### Problem requirements
Your output is the lines from the first one to the one containing "y_range = [-(H", repeated exactly, with images left out.
□ □ □
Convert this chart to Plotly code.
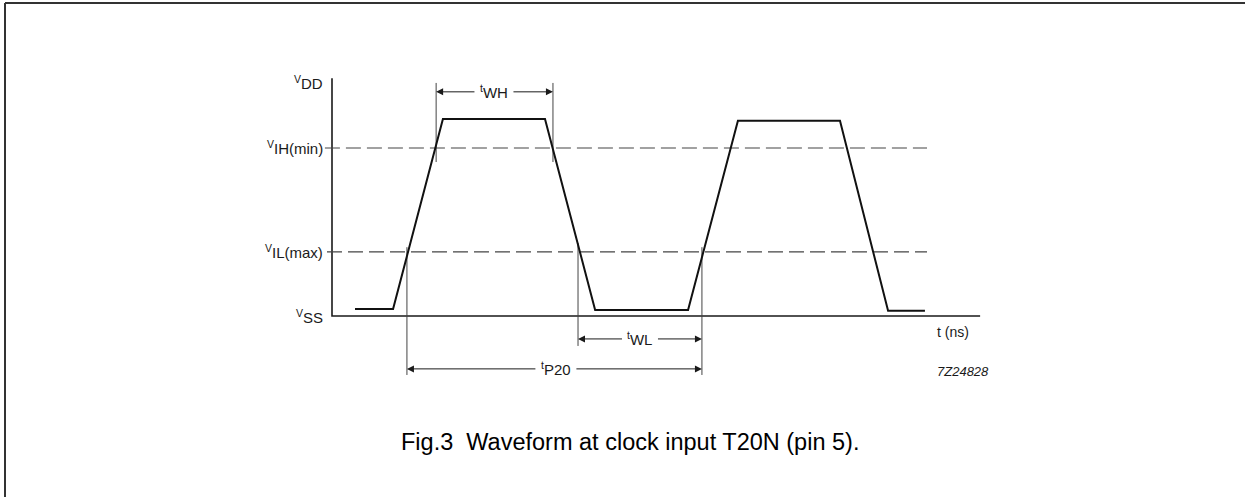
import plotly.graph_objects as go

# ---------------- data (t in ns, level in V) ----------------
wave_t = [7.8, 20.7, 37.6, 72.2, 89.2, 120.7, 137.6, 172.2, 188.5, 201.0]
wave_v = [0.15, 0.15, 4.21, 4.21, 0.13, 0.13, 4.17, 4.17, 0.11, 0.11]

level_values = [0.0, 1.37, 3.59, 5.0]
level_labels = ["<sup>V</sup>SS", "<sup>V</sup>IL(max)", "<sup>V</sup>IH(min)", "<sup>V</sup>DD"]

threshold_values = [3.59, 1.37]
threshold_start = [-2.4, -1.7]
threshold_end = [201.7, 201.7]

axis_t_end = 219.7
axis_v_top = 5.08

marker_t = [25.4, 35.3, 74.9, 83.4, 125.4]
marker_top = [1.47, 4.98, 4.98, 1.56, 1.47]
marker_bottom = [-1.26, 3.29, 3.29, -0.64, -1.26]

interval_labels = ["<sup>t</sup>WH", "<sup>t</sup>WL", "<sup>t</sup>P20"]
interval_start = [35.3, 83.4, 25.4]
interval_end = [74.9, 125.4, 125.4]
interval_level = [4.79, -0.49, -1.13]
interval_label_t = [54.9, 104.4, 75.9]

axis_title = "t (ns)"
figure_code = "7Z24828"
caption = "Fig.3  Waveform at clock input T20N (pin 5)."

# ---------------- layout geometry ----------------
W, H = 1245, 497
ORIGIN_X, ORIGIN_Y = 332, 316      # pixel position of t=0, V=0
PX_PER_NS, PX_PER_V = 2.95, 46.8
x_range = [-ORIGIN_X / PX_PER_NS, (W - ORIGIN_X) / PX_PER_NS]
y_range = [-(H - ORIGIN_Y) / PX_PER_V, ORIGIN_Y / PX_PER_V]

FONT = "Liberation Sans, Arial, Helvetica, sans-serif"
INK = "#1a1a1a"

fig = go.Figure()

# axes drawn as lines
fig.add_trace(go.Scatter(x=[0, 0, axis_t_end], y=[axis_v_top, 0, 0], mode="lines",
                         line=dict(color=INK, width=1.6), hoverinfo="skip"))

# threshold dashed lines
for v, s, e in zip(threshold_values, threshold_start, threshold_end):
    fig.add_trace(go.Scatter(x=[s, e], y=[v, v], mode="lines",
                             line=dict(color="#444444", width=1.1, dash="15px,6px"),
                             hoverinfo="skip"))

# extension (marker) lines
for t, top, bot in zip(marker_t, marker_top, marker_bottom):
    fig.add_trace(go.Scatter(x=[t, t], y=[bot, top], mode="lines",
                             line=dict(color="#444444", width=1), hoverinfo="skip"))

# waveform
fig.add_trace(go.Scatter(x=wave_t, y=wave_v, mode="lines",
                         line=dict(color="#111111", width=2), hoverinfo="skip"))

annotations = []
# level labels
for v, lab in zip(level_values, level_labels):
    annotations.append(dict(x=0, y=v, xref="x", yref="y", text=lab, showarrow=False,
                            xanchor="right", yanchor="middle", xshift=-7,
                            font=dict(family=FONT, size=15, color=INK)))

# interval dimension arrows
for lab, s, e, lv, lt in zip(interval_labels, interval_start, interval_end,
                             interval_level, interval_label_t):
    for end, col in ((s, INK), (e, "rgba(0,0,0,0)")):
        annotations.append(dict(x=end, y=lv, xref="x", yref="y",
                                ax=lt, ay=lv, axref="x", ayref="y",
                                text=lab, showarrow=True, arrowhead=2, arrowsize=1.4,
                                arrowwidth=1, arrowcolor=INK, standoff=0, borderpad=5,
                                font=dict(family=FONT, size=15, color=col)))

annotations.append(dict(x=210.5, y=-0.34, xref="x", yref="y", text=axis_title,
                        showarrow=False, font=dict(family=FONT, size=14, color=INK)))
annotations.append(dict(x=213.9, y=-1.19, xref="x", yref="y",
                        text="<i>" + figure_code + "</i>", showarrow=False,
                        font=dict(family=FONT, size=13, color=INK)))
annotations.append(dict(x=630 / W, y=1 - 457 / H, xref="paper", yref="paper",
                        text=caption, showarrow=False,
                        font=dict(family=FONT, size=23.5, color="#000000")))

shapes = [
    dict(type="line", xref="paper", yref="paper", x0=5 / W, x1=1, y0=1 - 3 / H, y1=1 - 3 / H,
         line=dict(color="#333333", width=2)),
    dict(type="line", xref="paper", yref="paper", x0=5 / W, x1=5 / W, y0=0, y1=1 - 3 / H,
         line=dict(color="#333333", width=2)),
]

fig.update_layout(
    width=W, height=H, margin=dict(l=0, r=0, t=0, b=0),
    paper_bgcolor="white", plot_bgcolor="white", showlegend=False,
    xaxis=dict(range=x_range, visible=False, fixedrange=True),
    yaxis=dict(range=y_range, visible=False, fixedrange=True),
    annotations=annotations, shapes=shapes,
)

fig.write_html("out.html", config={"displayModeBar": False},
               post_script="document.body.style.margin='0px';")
□ □ □
### Reply
Convert this chart to Plotly code.
import plotly.graph_objects as go

# ---------------- data (t in ns, level in V) ----------------
wave_t = [7.8, 20.7, 37.6, 72.2, 89.2, 120.7, 137.6, 172.2, 188.5, 201.0]
wave_v = [0.15, 0.15, 4.21, 4.21, 0.13, 0.13, 4.17, 4.17, 0.11, 0.11]

level_values = [0.0, 1.37, 3.59, 5.0]
level_labels = ["<sup>V</sup>SS", "<sup>V</sup>IL(max)", "<sup>V</sup>IH(min)", "<sup>V</sup>DD"]

threshold_values = [3.59, 1.37]
threshold_start = [-2.4, -1.7]
threshold_end = [201.7, 201.7]

axis_t_end = 219.7
axis_v_top = 5.08

marker_t = [25.4, 35.3, 74.9, 83.4, 125.4]
marker_top = [1.47, 4.98, 4.98, 1.56, 1.47]
marker_bottom = [-1.26, 3.29, 3.29, -0.64, -1.26]

interval_labels = ["<sup>t</sup>WH", "<sup>t</sup>WL", "<sup>t</sup>P20"]
interval_start = [35.3, 83.4, 25.4]
interval_end = [74.9, 125.4, 125.4]
interval_level = [4.79, -0.49, -1.13]
interval_label_t = [54.9, 104.4, 75.9]

axis_title = "t (ns)"
figure_code = "7Z24828"
caption = "Fig.3  Waveform at clock input T20N (pin 5)."

# ---------------- layout geometry ----------------
W, H = 1245, 497
ORIGIN_X, ORIGIN_Y = 332, 316      # pixel position of t=0, V=0
PX_PER_NS, PX_PER_V = 2.95, 46.8
x_range = [-ORIGIN_X / PX_PER_NS, (W - ORIGIN_X) / PX_PER_NS]
y_range = [-(H - ORIGIN_Y) / PX_PER_V, ORIGIN_Y / PX_PER_V]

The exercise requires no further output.